▶ _SHORT EXERCISE_:
State the count of lines below in which the word "that" appears, and add nothing.
[Start MATERIAL PROVIDED]
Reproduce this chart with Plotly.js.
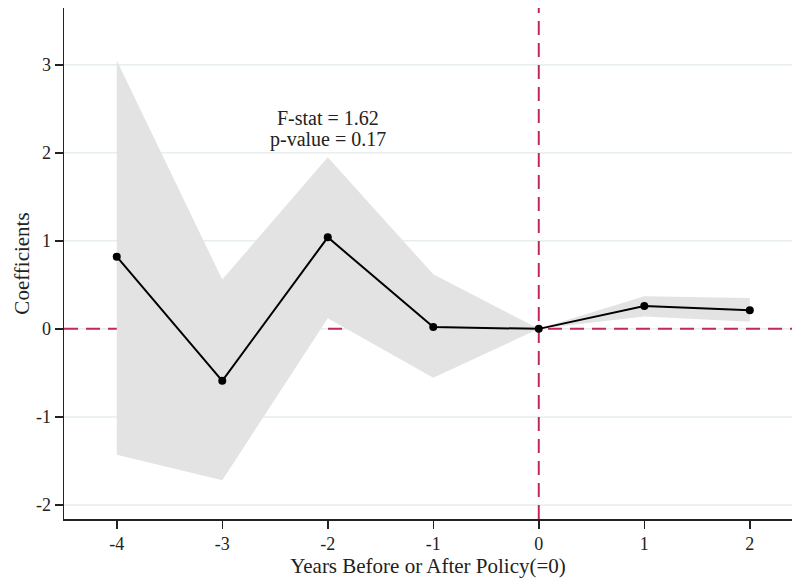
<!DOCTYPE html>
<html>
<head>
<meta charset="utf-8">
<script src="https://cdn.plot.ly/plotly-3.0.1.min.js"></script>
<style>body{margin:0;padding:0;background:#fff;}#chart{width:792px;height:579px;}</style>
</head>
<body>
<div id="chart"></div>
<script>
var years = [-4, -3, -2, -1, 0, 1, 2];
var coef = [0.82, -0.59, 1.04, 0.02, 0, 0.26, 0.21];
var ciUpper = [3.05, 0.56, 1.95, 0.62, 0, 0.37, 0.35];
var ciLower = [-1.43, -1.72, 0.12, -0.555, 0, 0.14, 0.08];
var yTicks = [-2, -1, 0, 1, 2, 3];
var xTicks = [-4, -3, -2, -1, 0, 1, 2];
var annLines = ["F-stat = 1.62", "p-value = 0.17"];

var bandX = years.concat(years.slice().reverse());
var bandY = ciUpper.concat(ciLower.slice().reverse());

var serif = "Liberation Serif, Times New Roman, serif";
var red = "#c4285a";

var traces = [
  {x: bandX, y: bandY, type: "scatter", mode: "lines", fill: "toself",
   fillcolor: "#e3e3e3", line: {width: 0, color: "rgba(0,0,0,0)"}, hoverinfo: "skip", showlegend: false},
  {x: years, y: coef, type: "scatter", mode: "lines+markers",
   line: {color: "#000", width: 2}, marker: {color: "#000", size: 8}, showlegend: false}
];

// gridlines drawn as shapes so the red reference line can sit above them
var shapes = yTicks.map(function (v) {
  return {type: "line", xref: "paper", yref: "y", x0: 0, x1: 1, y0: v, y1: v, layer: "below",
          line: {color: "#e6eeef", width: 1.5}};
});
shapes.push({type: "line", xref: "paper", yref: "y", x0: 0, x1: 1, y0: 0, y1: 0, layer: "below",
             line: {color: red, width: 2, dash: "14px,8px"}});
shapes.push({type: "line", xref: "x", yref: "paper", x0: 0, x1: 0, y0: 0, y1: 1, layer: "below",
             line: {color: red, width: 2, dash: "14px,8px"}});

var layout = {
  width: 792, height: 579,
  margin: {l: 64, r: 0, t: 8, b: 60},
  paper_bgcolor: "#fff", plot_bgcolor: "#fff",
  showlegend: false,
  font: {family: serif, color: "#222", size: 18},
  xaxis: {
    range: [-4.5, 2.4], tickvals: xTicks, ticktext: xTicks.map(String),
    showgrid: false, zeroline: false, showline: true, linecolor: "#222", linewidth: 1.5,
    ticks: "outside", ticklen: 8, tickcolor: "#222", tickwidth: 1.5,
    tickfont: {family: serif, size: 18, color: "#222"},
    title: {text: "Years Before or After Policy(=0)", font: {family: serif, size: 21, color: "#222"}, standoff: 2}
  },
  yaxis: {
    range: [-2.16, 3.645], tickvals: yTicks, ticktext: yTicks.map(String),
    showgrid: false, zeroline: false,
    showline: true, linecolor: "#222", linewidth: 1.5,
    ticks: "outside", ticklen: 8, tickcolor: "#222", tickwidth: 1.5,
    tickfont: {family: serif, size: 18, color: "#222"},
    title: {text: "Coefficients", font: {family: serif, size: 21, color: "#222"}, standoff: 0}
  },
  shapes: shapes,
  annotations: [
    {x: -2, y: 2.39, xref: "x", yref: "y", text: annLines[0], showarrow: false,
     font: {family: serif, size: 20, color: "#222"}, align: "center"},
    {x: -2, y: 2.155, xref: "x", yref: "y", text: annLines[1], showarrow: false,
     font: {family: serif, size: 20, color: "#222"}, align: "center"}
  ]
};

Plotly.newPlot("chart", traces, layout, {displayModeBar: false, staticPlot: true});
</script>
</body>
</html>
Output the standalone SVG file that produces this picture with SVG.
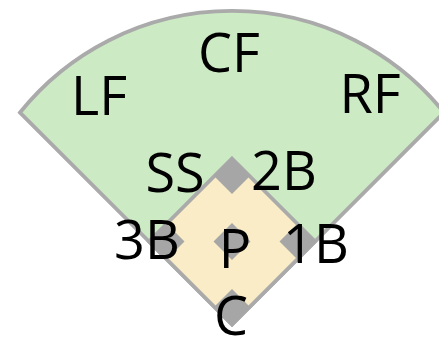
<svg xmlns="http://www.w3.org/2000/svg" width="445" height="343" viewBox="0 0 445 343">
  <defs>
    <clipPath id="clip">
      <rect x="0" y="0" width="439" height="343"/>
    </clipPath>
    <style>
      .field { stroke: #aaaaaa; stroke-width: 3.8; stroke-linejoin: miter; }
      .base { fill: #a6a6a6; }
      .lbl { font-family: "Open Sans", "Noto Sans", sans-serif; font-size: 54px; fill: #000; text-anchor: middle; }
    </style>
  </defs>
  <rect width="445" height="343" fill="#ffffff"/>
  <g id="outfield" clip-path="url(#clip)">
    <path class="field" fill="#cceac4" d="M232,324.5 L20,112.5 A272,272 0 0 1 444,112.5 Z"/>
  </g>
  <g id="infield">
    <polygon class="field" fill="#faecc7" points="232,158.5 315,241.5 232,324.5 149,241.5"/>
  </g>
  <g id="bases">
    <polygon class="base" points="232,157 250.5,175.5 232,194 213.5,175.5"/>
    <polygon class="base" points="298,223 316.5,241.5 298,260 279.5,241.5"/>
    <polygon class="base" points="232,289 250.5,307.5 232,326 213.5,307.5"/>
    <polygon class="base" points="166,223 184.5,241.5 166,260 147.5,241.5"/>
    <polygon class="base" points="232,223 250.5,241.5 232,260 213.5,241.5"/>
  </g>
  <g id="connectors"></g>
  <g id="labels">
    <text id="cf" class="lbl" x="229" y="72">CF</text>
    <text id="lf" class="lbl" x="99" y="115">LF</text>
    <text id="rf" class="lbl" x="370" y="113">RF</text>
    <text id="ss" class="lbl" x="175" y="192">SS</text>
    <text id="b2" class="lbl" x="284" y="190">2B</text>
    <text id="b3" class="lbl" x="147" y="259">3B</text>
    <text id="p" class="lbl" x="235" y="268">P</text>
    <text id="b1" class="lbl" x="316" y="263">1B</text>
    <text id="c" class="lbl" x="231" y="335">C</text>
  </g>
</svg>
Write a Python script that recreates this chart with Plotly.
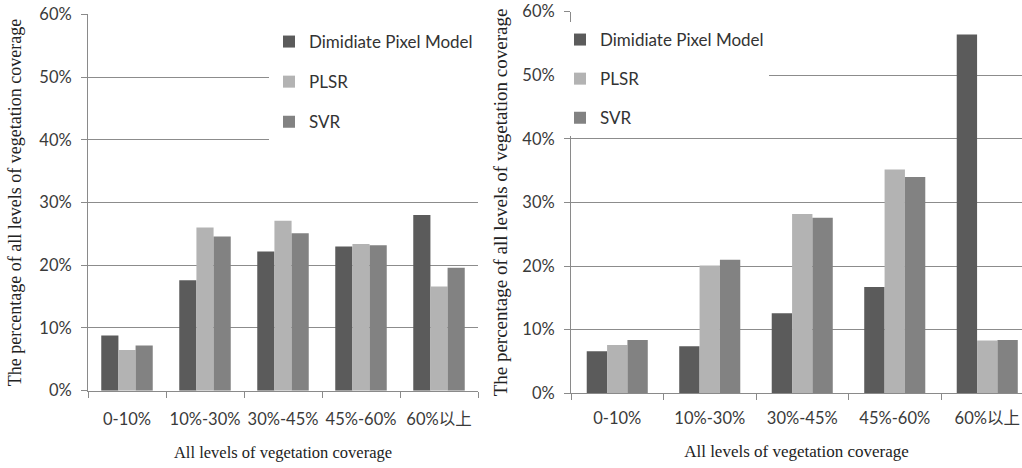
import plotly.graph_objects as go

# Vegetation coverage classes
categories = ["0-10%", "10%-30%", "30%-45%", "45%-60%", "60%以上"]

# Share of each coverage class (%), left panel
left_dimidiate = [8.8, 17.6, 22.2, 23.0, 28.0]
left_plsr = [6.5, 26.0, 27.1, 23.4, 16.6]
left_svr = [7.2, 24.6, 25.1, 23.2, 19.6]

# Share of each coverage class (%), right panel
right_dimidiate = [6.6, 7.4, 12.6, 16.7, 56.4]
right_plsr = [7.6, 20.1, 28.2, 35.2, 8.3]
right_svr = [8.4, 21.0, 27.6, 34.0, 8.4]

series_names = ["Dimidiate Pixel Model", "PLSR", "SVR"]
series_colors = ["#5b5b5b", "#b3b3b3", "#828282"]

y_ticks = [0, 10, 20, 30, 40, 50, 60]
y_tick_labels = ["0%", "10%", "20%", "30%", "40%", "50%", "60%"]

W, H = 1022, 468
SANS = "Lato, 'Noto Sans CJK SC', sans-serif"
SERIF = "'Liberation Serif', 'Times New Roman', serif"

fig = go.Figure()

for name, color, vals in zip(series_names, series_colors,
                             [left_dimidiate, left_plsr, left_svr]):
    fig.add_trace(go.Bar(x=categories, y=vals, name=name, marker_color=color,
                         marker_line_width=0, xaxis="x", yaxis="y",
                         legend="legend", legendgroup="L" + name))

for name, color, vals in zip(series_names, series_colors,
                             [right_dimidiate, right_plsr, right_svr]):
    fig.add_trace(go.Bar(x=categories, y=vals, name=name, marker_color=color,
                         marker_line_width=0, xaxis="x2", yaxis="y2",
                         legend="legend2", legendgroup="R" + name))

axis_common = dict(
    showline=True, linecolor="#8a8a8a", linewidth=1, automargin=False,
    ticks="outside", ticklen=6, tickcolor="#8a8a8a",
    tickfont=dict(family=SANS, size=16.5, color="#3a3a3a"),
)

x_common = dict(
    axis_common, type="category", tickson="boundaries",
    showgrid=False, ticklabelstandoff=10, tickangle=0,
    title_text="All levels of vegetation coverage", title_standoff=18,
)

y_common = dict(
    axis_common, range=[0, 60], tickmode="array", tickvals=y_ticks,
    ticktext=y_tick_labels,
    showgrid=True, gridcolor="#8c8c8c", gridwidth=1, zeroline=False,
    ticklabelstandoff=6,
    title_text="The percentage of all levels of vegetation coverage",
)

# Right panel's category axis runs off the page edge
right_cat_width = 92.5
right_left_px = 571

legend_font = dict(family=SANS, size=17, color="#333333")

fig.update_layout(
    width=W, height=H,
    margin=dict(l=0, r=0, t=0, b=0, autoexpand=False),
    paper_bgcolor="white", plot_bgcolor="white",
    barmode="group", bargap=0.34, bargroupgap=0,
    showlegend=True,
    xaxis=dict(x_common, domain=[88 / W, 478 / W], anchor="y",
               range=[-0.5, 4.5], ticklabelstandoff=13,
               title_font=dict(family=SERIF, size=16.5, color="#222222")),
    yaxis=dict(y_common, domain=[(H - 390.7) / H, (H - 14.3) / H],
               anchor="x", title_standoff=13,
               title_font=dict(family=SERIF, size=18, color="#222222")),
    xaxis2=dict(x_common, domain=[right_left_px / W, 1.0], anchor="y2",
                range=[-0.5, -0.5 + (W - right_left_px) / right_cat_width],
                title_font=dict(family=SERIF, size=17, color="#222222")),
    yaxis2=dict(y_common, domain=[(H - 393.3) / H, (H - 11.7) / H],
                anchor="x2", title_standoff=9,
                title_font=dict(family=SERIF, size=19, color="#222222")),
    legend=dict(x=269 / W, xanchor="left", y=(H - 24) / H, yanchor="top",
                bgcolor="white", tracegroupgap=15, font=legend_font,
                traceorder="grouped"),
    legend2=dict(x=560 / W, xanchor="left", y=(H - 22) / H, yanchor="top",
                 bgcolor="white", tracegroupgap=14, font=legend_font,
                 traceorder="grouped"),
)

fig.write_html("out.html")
[End MATERIAL PROVIDED]
▶ _FINISHED TASK_:
2